Records for the exercise =
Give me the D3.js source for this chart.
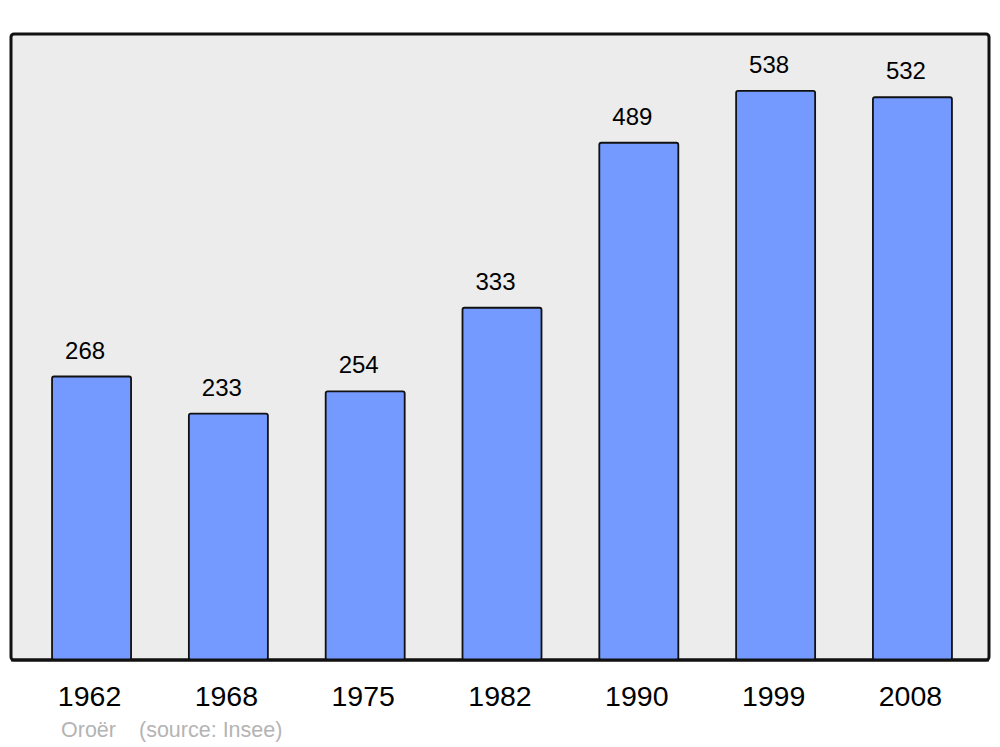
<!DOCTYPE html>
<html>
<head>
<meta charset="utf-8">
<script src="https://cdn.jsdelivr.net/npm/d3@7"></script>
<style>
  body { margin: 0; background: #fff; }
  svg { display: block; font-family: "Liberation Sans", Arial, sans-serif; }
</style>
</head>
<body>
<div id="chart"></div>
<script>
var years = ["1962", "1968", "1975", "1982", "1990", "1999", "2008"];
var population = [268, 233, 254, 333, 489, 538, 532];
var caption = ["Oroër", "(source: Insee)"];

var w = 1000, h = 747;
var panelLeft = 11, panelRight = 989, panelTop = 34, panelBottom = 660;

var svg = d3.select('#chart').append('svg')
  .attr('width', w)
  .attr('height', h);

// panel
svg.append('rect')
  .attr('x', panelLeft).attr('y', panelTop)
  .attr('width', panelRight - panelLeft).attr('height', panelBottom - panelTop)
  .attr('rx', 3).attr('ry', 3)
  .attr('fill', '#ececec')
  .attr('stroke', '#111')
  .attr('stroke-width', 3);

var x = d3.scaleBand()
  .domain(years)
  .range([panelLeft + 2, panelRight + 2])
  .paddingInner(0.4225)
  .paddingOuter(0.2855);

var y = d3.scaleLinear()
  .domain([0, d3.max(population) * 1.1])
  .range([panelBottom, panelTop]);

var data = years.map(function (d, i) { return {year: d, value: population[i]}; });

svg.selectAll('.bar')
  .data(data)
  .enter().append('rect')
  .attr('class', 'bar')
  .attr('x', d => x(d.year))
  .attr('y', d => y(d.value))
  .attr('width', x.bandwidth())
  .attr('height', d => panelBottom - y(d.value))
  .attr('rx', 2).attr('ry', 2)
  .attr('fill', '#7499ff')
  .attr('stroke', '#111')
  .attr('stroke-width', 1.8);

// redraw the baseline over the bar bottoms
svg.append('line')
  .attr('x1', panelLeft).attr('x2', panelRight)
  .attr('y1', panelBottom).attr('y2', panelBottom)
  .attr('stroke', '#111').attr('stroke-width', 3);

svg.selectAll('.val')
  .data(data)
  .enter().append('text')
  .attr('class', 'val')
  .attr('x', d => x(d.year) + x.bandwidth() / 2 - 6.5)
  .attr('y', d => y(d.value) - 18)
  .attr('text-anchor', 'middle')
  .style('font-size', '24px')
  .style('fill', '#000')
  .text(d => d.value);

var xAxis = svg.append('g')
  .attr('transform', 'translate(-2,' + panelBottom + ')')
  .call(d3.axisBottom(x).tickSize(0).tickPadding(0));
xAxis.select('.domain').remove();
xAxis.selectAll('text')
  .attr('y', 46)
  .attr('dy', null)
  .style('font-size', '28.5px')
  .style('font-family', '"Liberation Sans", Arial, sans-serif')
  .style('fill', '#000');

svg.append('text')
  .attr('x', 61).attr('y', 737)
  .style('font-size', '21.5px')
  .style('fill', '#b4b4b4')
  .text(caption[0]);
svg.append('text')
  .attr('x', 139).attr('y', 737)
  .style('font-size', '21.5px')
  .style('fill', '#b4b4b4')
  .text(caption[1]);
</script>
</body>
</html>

--

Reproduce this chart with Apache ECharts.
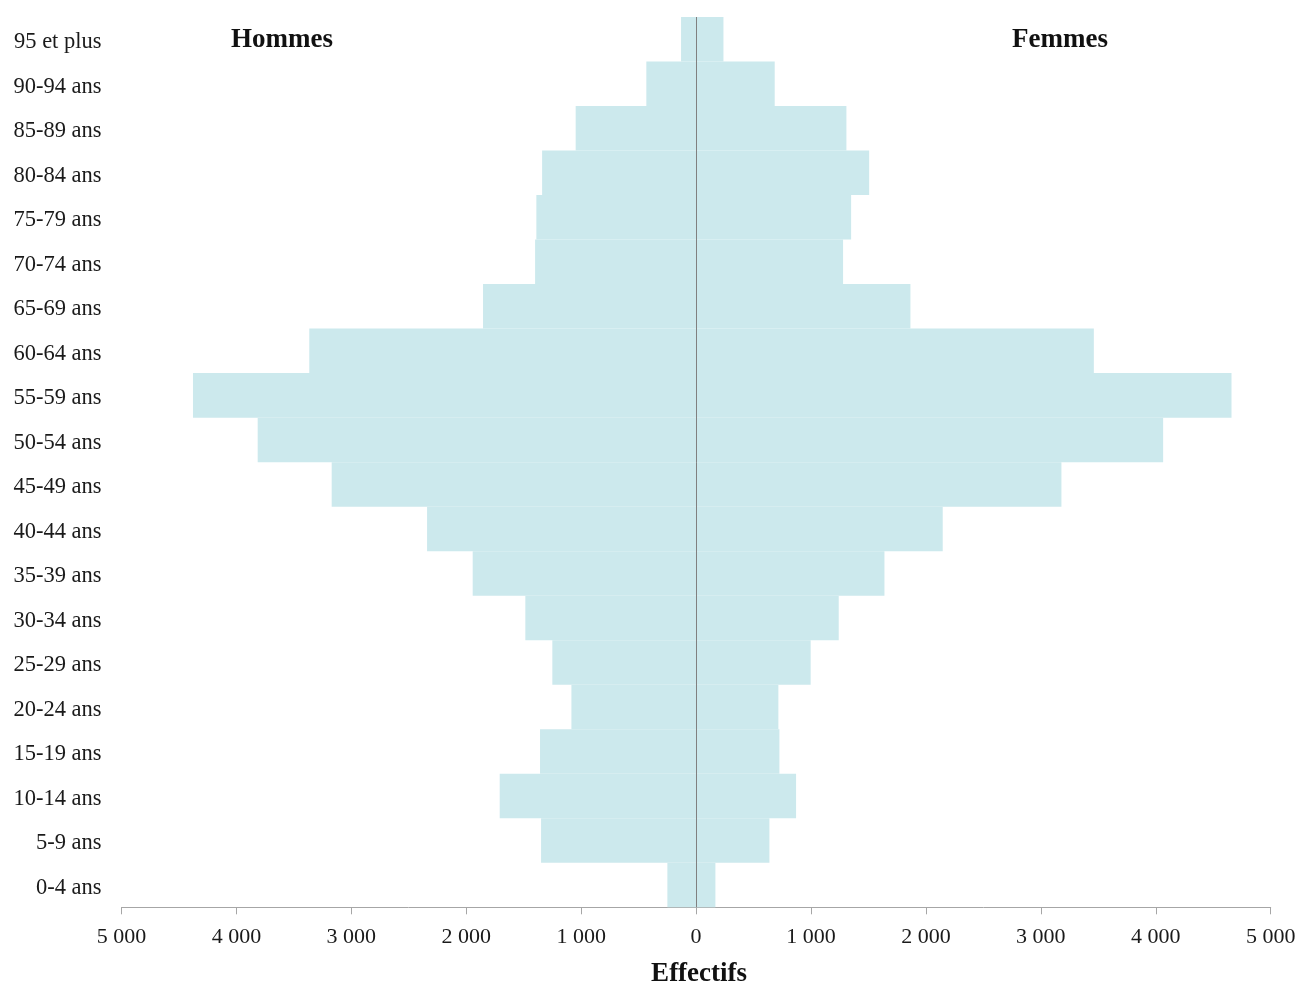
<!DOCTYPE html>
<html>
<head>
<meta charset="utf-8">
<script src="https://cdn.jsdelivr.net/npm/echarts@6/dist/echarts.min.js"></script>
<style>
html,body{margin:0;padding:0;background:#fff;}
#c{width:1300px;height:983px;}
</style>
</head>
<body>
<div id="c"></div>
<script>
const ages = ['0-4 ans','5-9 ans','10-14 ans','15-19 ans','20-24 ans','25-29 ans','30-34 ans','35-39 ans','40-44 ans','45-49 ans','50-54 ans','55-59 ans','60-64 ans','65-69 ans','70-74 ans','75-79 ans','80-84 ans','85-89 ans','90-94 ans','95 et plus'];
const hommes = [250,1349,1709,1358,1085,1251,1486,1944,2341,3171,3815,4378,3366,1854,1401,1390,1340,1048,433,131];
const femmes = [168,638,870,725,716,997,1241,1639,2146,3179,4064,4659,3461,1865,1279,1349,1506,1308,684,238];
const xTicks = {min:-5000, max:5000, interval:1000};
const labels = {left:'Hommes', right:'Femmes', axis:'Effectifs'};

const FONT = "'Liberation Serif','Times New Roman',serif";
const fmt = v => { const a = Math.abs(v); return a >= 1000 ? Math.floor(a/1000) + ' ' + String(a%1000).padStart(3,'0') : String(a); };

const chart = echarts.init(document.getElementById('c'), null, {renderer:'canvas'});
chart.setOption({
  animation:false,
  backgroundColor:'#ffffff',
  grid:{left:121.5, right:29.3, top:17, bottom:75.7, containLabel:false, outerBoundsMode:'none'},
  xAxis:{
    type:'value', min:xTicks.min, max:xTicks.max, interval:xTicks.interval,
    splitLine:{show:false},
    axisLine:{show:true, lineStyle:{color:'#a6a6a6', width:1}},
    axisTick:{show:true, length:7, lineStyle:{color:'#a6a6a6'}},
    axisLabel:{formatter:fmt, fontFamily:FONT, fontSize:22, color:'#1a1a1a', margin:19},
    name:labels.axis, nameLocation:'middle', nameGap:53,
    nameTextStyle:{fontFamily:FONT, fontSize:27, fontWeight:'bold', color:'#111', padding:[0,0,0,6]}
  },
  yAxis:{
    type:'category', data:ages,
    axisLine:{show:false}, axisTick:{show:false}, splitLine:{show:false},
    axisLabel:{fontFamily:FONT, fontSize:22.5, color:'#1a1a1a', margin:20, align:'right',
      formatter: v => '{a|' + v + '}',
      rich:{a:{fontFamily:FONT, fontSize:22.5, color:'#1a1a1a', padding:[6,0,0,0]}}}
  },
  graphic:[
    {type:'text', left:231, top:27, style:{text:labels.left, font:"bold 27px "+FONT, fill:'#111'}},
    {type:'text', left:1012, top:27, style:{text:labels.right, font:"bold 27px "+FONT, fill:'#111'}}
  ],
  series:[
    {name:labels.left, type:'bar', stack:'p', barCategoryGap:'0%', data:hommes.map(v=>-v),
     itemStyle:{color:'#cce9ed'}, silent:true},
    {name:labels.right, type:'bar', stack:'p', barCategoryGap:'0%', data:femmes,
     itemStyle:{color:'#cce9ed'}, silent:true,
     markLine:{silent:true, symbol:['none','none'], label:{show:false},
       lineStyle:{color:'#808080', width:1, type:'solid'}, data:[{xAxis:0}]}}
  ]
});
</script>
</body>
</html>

Requirements =
Please quote only the span of lines whose first line contains "Reproduce this chart with Apache ECharts." and whose last line contains "const fmt = v", leaving every picture out.

Full response =
Reproduce this chart with Apache ECharts.
<!DOCTYPE html>
<html>
<head>
<meta charset="utf-8">
<script src="https://cdn.jsdelivr.net/npm/echarts@6/dist/echarts.min.js"></script>
<style>
html,body{margin:0;padding:0;background:#fff;}
#c{width:1300px;height:983px;}
</style>
</head>
<body>
<div id="c"></div>
<script>
const ages = ['0-4 ans','5-9 ans','10-14 ans','15-19 ans','20-24 ans','25-29 ans','30-34 ans','35-39 ans','40-44 ans','45-49 ans','50-54 ans','55-59 ans','60-64 ans','65-69 ans','70-74 ans','75-79 ans','80-84 ans','85-89 ans','90-94 ans','95 et plus'];
const hommes = [250,1349,1709,1358,1085,1251,1486,1944,2341,3171,3815,4378,3366,1854,1401,1390,1340,1048,433,131];
const femmes = [168,638,870,725,716,997,1241,1639,2146,3179,4064,4659,3461,1865,1279,1349,1506,1308,684,238];
const xTicks = {min:-5000, max:5000, interval:1000};
const labels = {left:'Hommes', right:'Femmes', axis:'Effectifs'};

const FONT = "'Liberation Serif','Times New Roman',serif";
const fmt = v => { const a = Math.abs(v); return a >= 1000 ? Math.floor(a/1000) + ' ' + String(a%1000).padStart(3,'0') : String(a); };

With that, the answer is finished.